WRITTEN REQUEST :: Show all lines that include the string "this"; copy each one.
┌─ INPUT RECORDS
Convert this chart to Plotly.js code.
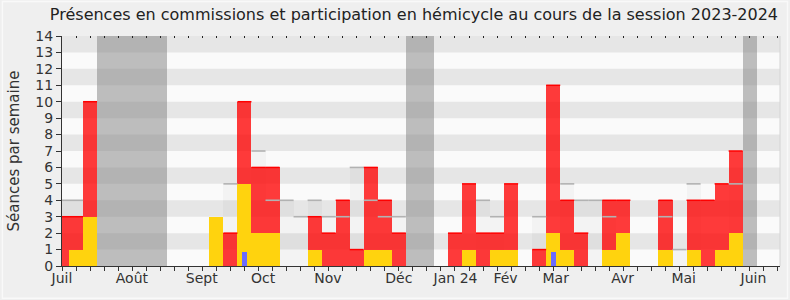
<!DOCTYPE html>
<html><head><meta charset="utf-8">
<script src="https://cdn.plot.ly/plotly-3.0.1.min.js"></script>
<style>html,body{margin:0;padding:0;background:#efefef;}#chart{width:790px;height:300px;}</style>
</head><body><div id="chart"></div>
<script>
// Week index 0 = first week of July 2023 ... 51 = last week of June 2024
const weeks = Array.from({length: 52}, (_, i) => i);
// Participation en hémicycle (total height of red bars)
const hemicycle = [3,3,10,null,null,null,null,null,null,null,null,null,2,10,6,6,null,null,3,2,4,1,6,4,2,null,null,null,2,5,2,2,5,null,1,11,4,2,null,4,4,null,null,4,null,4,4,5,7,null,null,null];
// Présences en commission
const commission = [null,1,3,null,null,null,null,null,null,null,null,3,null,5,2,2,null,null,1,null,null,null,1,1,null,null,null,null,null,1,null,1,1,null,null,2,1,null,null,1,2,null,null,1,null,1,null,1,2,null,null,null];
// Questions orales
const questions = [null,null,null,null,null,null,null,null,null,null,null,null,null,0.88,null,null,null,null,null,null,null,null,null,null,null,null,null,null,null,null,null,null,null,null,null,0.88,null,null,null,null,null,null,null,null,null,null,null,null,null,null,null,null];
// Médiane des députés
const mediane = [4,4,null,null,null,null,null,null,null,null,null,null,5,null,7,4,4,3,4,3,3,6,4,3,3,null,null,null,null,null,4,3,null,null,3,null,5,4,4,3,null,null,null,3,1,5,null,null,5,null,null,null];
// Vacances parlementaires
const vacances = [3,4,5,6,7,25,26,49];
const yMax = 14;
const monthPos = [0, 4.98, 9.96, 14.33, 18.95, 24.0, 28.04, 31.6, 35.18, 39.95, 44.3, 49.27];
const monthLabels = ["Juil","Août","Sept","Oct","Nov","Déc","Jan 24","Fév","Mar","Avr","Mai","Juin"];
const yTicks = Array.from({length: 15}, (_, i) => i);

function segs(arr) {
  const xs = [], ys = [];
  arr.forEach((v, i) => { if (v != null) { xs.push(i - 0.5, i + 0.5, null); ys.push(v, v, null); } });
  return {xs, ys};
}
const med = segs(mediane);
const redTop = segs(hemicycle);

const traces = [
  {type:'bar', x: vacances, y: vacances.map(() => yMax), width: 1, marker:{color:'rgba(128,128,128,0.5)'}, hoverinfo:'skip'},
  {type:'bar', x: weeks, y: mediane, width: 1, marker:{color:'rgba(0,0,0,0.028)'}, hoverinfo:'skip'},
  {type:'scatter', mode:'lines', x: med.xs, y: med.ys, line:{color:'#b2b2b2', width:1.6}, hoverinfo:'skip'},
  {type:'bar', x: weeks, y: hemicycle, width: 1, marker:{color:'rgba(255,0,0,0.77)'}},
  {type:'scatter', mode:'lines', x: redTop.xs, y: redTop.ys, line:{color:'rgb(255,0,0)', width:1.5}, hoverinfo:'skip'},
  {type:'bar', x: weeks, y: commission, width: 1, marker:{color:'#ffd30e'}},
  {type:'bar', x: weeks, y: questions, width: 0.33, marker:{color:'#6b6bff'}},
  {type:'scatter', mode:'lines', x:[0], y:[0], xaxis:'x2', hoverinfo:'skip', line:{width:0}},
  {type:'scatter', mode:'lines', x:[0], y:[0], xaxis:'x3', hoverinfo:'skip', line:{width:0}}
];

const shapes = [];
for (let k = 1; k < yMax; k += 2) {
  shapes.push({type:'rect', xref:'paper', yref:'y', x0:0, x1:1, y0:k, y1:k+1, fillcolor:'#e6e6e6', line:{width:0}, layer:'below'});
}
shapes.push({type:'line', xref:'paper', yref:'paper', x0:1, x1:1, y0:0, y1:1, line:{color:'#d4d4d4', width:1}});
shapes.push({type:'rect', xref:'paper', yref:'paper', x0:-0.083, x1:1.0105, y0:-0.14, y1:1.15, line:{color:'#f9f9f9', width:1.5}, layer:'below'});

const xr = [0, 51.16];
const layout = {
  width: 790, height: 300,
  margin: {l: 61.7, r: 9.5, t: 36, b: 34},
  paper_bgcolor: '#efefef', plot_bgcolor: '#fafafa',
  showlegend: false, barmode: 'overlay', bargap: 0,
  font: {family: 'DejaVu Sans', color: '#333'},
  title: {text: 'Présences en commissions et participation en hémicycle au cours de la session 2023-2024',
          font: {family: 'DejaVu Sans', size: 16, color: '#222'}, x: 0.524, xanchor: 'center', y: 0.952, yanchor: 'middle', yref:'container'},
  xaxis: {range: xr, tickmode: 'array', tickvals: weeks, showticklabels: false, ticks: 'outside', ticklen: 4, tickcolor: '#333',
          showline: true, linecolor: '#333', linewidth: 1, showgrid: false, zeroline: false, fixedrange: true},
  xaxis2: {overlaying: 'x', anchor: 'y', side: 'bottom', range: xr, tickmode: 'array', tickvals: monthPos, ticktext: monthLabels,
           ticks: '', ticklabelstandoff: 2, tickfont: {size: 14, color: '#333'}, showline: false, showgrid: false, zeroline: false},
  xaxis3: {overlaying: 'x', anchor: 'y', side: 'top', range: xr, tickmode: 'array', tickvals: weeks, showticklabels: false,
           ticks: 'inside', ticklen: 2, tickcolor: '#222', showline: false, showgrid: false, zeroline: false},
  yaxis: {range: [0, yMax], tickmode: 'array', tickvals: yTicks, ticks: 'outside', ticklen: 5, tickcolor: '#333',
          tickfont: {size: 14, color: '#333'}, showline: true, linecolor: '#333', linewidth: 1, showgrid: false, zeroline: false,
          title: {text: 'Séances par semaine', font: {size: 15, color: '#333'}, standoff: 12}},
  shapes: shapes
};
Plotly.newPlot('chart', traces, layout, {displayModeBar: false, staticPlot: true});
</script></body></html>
└─
┌─ INPUT RECORDS
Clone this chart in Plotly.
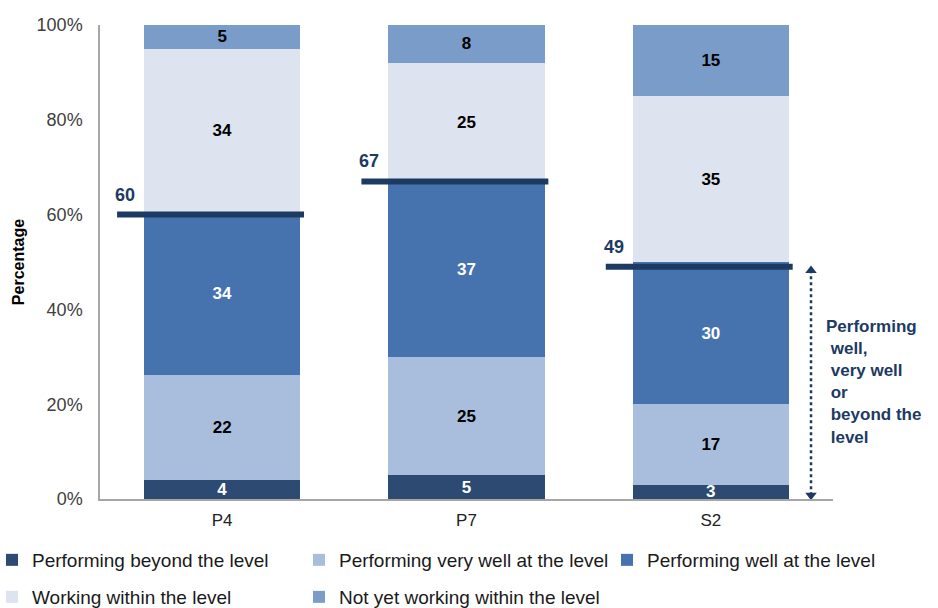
└─
┌─ INPUT RECORDS
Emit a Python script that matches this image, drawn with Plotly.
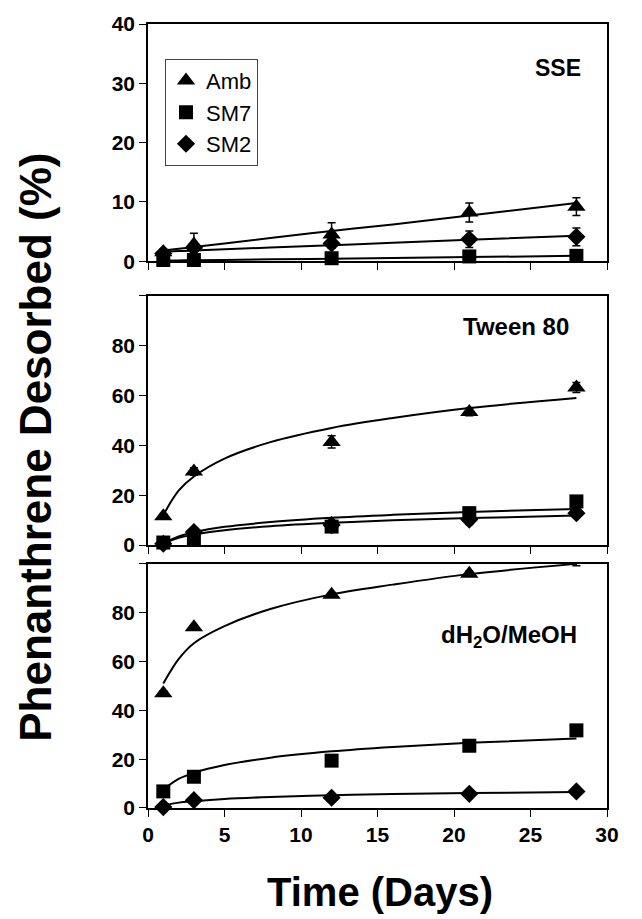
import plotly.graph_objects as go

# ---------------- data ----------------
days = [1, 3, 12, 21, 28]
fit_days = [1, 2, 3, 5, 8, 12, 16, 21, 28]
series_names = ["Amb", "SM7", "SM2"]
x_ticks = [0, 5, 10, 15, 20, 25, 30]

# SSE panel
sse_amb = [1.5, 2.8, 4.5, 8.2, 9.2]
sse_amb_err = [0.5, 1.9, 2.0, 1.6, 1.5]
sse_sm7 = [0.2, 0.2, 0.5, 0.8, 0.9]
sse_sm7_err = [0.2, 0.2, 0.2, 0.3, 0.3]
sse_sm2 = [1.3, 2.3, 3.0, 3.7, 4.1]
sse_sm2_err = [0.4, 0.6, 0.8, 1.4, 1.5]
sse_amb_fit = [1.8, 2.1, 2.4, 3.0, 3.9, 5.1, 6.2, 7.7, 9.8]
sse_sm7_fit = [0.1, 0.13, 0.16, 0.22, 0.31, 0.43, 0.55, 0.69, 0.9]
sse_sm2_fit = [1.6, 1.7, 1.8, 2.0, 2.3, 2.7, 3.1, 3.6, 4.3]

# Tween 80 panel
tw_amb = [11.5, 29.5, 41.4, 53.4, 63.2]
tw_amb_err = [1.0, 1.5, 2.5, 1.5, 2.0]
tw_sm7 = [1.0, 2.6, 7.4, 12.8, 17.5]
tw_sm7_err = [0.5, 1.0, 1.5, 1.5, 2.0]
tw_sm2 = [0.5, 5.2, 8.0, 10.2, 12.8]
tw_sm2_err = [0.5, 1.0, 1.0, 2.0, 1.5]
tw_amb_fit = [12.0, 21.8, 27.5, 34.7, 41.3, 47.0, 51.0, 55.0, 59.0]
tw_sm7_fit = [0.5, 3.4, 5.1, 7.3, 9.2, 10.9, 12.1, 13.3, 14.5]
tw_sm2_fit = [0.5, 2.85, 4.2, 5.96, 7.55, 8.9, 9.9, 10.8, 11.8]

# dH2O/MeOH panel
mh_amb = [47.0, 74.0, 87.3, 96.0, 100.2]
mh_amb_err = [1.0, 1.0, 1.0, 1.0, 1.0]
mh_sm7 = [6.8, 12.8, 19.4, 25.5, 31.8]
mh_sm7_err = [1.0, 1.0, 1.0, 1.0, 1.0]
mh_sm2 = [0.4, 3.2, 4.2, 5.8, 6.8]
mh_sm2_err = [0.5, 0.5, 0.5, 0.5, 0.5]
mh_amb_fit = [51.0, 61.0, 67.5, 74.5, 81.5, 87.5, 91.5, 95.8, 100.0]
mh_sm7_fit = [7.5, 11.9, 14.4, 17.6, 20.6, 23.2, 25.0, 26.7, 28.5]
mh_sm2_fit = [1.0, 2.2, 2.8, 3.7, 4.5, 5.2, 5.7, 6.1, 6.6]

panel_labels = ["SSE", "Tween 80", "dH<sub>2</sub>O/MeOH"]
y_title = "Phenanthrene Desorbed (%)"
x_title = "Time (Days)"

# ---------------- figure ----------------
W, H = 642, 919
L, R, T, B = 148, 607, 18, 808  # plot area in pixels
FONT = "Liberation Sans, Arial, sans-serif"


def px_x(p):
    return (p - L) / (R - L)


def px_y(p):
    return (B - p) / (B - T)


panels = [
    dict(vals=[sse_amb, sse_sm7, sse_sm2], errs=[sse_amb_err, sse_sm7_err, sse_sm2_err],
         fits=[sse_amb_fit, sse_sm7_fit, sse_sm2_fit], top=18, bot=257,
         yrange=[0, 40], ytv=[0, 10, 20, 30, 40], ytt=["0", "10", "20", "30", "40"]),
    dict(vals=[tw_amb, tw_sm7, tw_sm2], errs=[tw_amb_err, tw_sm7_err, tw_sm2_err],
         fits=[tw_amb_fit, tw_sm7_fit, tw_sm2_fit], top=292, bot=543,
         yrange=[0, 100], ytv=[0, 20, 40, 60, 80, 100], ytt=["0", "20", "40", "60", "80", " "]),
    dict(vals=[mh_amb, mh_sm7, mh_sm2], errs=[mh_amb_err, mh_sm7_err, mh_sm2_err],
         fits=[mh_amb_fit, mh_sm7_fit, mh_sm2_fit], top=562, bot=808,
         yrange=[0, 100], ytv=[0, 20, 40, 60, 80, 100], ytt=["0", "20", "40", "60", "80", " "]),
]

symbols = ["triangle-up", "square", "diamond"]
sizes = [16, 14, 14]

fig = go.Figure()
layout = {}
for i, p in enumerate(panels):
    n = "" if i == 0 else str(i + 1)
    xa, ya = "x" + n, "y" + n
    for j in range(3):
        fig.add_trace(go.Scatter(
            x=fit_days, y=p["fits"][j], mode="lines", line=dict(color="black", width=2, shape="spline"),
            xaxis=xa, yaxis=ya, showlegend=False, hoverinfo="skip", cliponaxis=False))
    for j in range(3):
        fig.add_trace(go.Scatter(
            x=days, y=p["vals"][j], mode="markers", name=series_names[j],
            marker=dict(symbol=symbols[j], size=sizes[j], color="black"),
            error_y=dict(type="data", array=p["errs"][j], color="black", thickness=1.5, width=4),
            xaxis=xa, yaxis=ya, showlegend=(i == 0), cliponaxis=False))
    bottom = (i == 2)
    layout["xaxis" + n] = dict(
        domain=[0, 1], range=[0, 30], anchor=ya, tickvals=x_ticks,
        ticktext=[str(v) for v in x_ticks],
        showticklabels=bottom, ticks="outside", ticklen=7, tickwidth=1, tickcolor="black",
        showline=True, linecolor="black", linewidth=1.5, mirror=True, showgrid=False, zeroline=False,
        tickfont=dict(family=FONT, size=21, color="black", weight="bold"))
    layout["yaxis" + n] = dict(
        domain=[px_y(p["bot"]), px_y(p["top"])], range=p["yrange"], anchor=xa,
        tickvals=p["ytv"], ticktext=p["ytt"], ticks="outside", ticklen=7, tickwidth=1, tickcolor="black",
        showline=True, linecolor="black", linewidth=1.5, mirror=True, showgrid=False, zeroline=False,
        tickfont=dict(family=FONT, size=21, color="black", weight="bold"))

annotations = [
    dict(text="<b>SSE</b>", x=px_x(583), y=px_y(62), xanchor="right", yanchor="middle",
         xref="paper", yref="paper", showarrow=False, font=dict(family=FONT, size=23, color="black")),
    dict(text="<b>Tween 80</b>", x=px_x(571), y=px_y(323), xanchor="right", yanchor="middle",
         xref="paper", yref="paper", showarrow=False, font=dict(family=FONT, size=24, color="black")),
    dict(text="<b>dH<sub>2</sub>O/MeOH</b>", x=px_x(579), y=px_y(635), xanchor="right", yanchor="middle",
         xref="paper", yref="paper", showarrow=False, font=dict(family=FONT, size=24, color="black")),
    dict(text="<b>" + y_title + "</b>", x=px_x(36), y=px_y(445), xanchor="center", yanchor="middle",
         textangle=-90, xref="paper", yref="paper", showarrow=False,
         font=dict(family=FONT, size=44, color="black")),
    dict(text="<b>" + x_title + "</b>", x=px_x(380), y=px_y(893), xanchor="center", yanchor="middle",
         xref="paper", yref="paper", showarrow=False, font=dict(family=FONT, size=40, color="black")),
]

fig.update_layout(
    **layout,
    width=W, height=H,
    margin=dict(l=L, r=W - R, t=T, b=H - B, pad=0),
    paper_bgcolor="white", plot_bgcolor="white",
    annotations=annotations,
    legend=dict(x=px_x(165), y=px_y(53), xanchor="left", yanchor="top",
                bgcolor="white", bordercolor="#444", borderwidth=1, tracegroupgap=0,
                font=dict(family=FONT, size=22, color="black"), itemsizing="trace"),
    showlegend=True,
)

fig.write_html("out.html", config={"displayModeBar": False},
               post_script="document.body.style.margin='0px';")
└─
WRITTEN ANSWER ::
Convert this chart to Plotly.js code.
Clone this chart in Plotly.
Emit a Python script that matches this image, drawn with Plotly.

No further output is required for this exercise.